Sunday, December 02, 2007

Counting Down to Christmas

It is the First Sunday in Advent and wherever you go in Britain or the US, stores are decked out in Christmas decorations and all are Counting Down to Christmas.

But who started this tradition?

The honour was claimed by one Gordon Selfridge.
And surely if any man who should be lauded for transforming the shopping experience at Christmas -- both in the uK and the US, it is he.

Selfridge was an American and first started the tradition in the Marshall Field store in Chicago. He also introduced carol singers, free gifts with purchases and generally tried to make the shopping experience pleasurable. He discovered that customers responded to the idea of Christmas and Christmas related themes. I believe he even started the whole idea of personal shoppers and gift guides.
He got his start with Marshall Fields as a stockboy in 1879, but 1890 he was a junior partner. He came over to the UK in the early 1900s(1906) and started Selfridge's in 1909. The reason hedid so is slightly murky and no one really knows the full truth but around about then Marshall Field was incorporated and there is some speculation that he was not as well treated as he thought he deserved. The department store he created was the largest built from scratch rather than by expansion.

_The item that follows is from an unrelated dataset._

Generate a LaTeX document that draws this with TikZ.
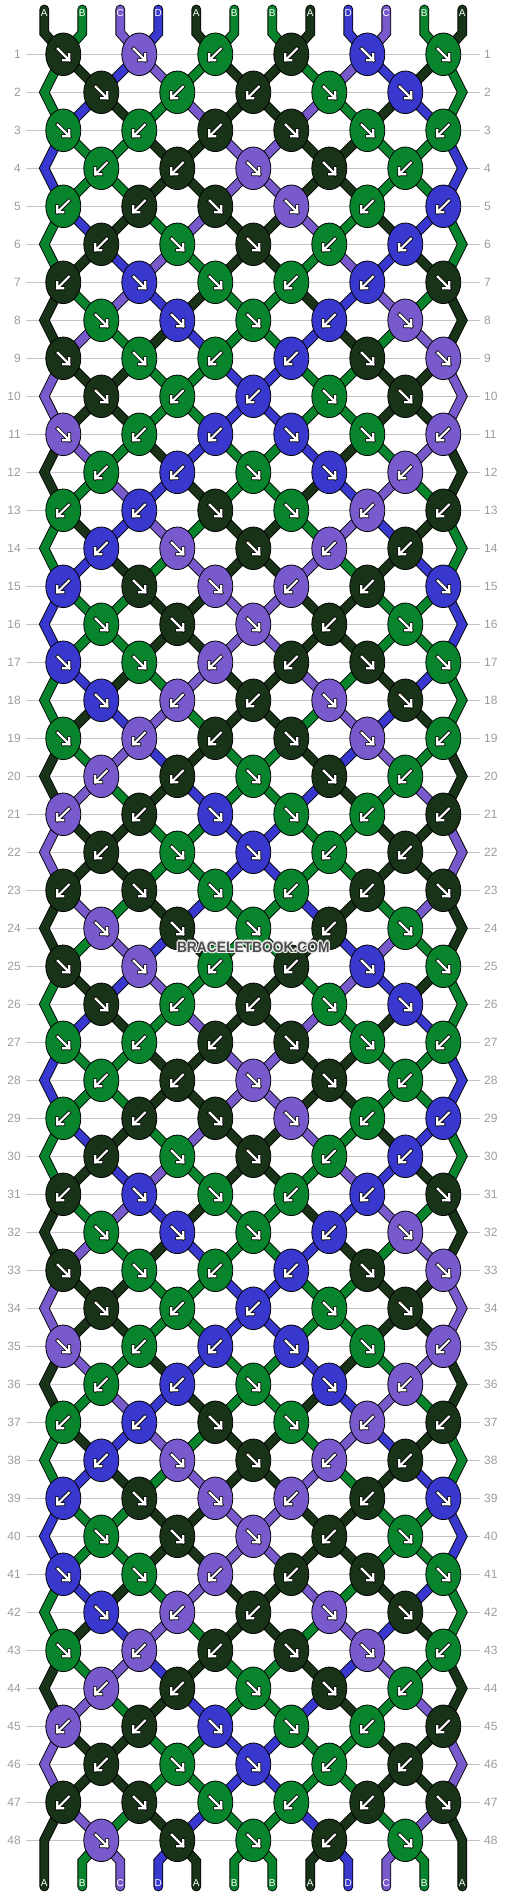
\documentclass[tikz,border=0pt]{standalone}
\usepackage{fontspec}
\setmainfont{Liberation Sans}
\usetikzlibrary{shapes.geometric}

\definecolor{strA}{HTML}{183318}
\definecolor{strB}{HTML}{08842C}
\definecolor{strC}{HTML}{785ACD}
\definecolor{strD}{HTML}{3838CF}
\definecolor{guide}{HTML}{C4C4C4}
\definecolor{rowgray}{HTML}{9C9C9C}

\pgfdeclarelayer{guides}
\pgfdeclarelayer{strands}
\pgfsetlayers{guides,strands,main}

% knot directions, 1 = forward, 0 = backward (repeats every 8 rows)
\newcommand{\setrow}[2]{\expandafter\def\csname kt#1\endcsname{#2}}
\setrow{1}{1,1,0,0,1,1}
\setrow{2}{1,0,0,1,1}
\setrow{3}{1,0,0,1,1,0}
\setrow{4}{0,0,1,1,0}
\setrow{5}{0,0,1,1,0,0}
\setrow{6}{0,1,1,0,0}
\setrow{7}{0,1,1,0,0,1}
\setrow{8}{1,1,1,0,1}

\tikzset{
  knot/.style={ellipse, draw=black, line width=0.8pt, minimum width=35pt, minimum height=42.6pt, inner sep=0pt},
  strand/.style={draw=black, line width=0.9pt, double distance=8pt, line join=miter, line cap=round},
  guideline/.style={guide, line width=1pt},
  rownum/.style={rowgray, font=\fontsize{12}{12}\selectfont, inner sep=0pt},
  strandlabel/.style={white, font=\fontsize{10}{10}\selectfont, inner sep=0pt},
  arrowback/.style={black, line width=3.8pt, line cap=rect},
  arrowfront/.style={white, line width=2.2pt, line cap=rect},
  watermark/.style={font=\fontsize{15}{15}\selectfont\bfseries, xscale=0.92, inner sep=0pt},
}

\begin{document}
\begin{tikzpicture}[x=1pt,y=-1pt]
    \useasboundingbox (0,0) rectangle (506,1896);
    % row lines and numbers
    \begin{pgfonlayer}{guides}
    \foreach \r in {1,...,48} {
        \pgfmathsetmacro\yy{54.3+38*(\r-1)}
        \draw[guideline] (26,\yy) -- (480,\yy);
        \node[rownum, anchor=east] (left\r) at (21,\yy) {\r};
        \node[rownum, anchor=west] (right\r) at (484,\yy) {\r};
    }
    \end{pgfonlayer}
    % strings at the top
    \foreach \letter [count=\p from 0] in {A,B,C,D,A,B,B,A,D,C,B,A} {
        \pgfmathsetmacro\xx{44.3+38*\p}
        \expandafter\xdef\csname col\p\endcsname{\letter}
        \expandafter\xdef\csname at\p\endcsname{\p}
        \coordinate (top\p) at (\xx,9.5);
        \coordinate (bend\p) at (\xx,33);
        \node[strandlabel] (lab\p) at (\xx,13.3) {\letter};
        \expandafter\xdef\csname route\p\endcsname{(top\p) -- (bend\p)}
    }
    % knots row by row
    \foreach \r in {1,...,48} {
        \pgfmathtruncatemacro\odd{mod(\r,2)}
        \pgfmathtruncatemacro\kr{mod(\r-1,8)+1}
        \pgfmathsetmacro\yy{54.3+38*(\r-1)}
        \ifnum\odd=0
            \coordinate (edge\r-0) at (44.3,\yy);
            \coordinate (edge\r-11) at (462.3,\yy);
            \edef\lid{\csname at0\endcsname}
            \edef\rid{\csname at11\endcsname}
            \expandafter\xdef\csname route\lid\endcsname{\csname route\lid\endcsname -- (edge\r-0)}
            \expandafter\xdef\csname route\rid\endcsname{\csname route\rid\endcsname -- (edge\r-11)}
        \fi
        \edef\types{\csname kt\kr\endcsname}
        \foreach \t [count=\j from 0] in \types {
            \pgfmathtruncatemacro\lp{2*\j+1-\odd}
            \pgfmathtruncatemacro\rp{\lp+1}
            \pgfmathsetmacro\xx{63.3+38*\lp}
            \edef\lid{\csname at\lp\endcsname}
            \edef\rid{\csname at\rp\endcsname}
            \coordinate (k\r-\j) at (\xx,\yy);
            \expandafter\xdef\csname route\lid\endcsname{\csname route\lid\endcsname -- (k\r-\j)}
            \expandafter\xdef\csname route\rid\endcsname{\csname route\rid\endcsname -- (k\r-\j)}
            \ifnum\t=1 \edef\kc{\csname col\lid\endcsname}\def\kdir{1}\else \edef\kc{\csname col\rid\endcsname}\def\kdir{-1}\fi
            \node[knot, fill=str\kc] (knot\r-\j) at (k\r-\j) {};
            \draw[arrowback, shift={(knot\r-\j.center)}, xscale=\kdir] (-5.5,-5.5) -- (6,6) (6,0) -- (6,6) -- (0,6);
            \draw[arrowfront, shift={(knot\r-\j.center)}, xscale=\kdir] (-5.5,-5.5) -- (6,6) (6,0) -- (6,6) -- (0,6);
            \expandafter\xdef\csname at\lp\endcsname{\rid}
            \expandafter\xdef\csname at\rp\endcsname{\lid}
        }
    }
    % strings at the bottom
    \foreach \p in {0,...,11} {
        \pgfmathsetmacro\xx{44.3+38*\p}
        \edef\sid{\csname at\p\endcsname}
        \coordinate (foot\p) at (\xx,1886.5);
        \ifnum\p=0 \else\ifnum\p=11 \else
            \coordinate (tail\p) at (\xx,1861.3);
            \expandafter\xdef\csname route\sid\endcsname{\csname route\sid\endcsname -- (tail\p)}
        \fi\fi
        \expandafter\xdef\csname route\sid\endcsname{\csname route\sid\endcsname -- (foot\p)}
        \node[strandlabel] (end\p) at (\xx,1883.3) {\csname col\sid\endcsname};
    }
    \begin{pgfonlayer}{strands}
    \foreach \sid in {0,...,11} {
        \edef\drawstrand{\noexpand\draw[strand, double=str\csname col\sid\endcsname] \csname route\sid\endcsname;}
        \drawstrand
    }
    \end{pgfonlayer}
    % watermark with a light halo
    \foreach \dx/\dy [count=\h] in {-1.2/0,1.2/0,0/-1.2,0/1.2,-0.9/-0.9,0.9/-0.9,-0.9/0.9,0.9/0.9} {
        \node[watermark, text=white!85!gray] (halo\h) at (253.3+\dx,947+\dy) {BRACELETBOOK.COM};
    }
    \node[watermark, text=black!70] (mark) at (253.3,947) {BRACELETBOOK.COM};
\end{tikzpicture}
\end{document}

He did not start the annual or even the fire sale, but what he did was to create the idea that shopping is aspirational. He wanted to create a desire, but he also wanted the expereince to be available to all who entered his shop -- whether it was to purchase a very expensive item or the cheapest one. he made shopping into an event for all to share. He was very keen on window displays and showing how a product might be worn or incoprporated into a lifestyle. He thought of his department store as living theatre. Because of his success at getting the public flock to his stores and stay, spending money, his ideas were copied all over the world.
Certainly when I worked as a teenager at I Magnins, it did feel like a stage set. And it was all about treating the customer right -- no matter the size of the purchase! I did gift wrapping and as long as the item was purchased from Magnins, we would wrap it in the appropriate sized box. Magnin's boxes at Christmas were always gold with I Magnin's written in deep burguny red, and tied with a burgundy ribbon. Before being placed in the box, the present enveloped in tissue paper and sealed with a gold Magnins label. It was great fun in many ways.

Anyway, love or loathe Christmas and its shopping, Gordon Selfridge's innovation appears to have worked.

1 comment:

Carrie Lofty said...

Marshall Field's was bought out by Macy's in 2006, so this is the first Christmas all the MF traditional decor will be replaced with Macy's crap.